In 1582, at the age of eighteen, William Shakespeare married the twenty-six year old Anne Hathaway. Their first daughter, Susanna, was baptized only six months later, which has given rise to much speculation concerning the circumstances surrounding the marriage. In 1585, twins were born to the couple, and baptized Hamnet and Judith Shakespeare. Hamnet died at the young age of eleven by which time Shakespeare was already a successful playwright. Around 1589 Shakespeare wrote his first play, Henry VI, Part 1. Sometime between his marriage and writing this play he and his wife moved to London, where he pursued a career as a playwright and actor.

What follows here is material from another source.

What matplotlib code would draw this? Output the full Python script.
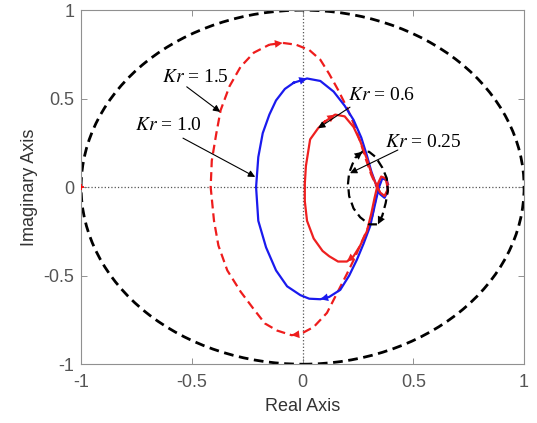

Although we have many records of his life as a citizen of Stratford, including marriage and birth certificates, very little information exists about his life as a young playwright. Legend characterizes Shakespeare as a roguish young scrapper who was once forced to flee London under sketchy circumstances. However, the little written information we have of his early years does not confirm this. Young Will was not an immediate and universal success; the earliest written record of Shakespeare’s life in London comes from a statement by rival playwright Robert Greene, who calls Shakespeare an “upstart crow . . . [who] supposes he is as well able to bombast out a blank verse as the best of you:” – hardly high praise.
In 1594 Shakespeare became a charter member of The Lord Chamberlain’s Men, a group of actors who later changed their name to The King’s Men when they gained the sponsorship of King James I. By 1598 he was “principal comedian” for the troupe, and by 1603 he was “principal tragedian.” Acting and writing plays at this time were not considered noble professions, but successful and prosperous actors were relatively well-respected. Shakespeare was very successful and made quite a bit of money. He invested this money in Stratford real estate and was able to purchase the second largest house in Stratford, the New Place, for his parents in 1597. In 1596 Shakespeare applied for a coat of arms for his family, in effect making himself into a gentleman, and his daughters married successfully and wealthily.
William Shakespeare lived until 1616 while his wife Anna died in 1623 at the age of sixty-seven. He was buried in the chancel of his church at Stratford.The lines above his tomb (allegedly written by Shakespeare himself) read:
Good friend, for Jesus’ sake forbear
To dig the dust enclosed here.
Blessed be the man that spares these stones
And cursed be he that moves my bones.